Legacy and reception
Over the long arc of astronomical history, Messier’s catalog has been praised for its clarity, usefulness, and durability as a manual for night-sky exploration. It also reflects the era’s practical outlook: a focus on observable, bright targets that could be reliably seen with the instruments available to observers in the 18th century. While some later scholars have noted that the catalog emphasizes brighter northern-sky objects and that this reflects the geographic and instrumental biases of its era, the methodological discipline Messier embodied—careful note-taking, reproducible observations, and goal-oriented cataloging—remains influential in how observational data are organized and disseminated.
Controversies and debates
Because the subject is primarily historical, debates about Messier’s work center on interpretation rather than on modern scientific dispute.

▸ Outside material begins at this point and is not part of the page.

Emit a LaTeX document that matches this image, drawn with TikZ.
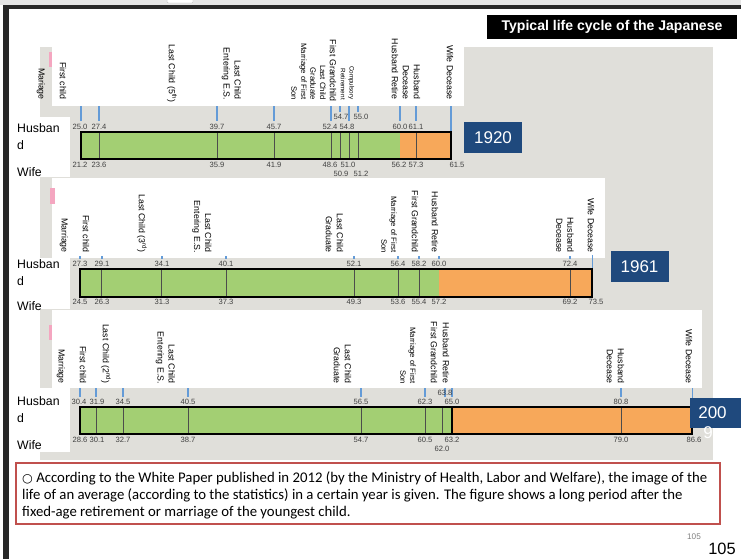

Some historians point to biases inherent in a catalog built to simplify navigation for comet hunters, suggesting that it privileges brighter, readily accessible objects over fainter or more southern targets. Others emphasize the catalog’s pragmatic value: it offered a structured framework that made sky-watching more efficient and accessible to non-professionals, thereby broadening participation in astronomy. Critics of any retrospective emphasis on a purely modern, comprehensive sky census argue that Messier’s aim was never to produce a complete inventory of all celestial objects, but to reduce confusion in a specific observational context. Proponents of Messier’s approach counter that the catalog’s contribution to education, amateur engagement, and the democratization of celestial observation is a point of enduring merit, and that the subsequent expansion of astronomical catalogs naturally built on the foundation he laid.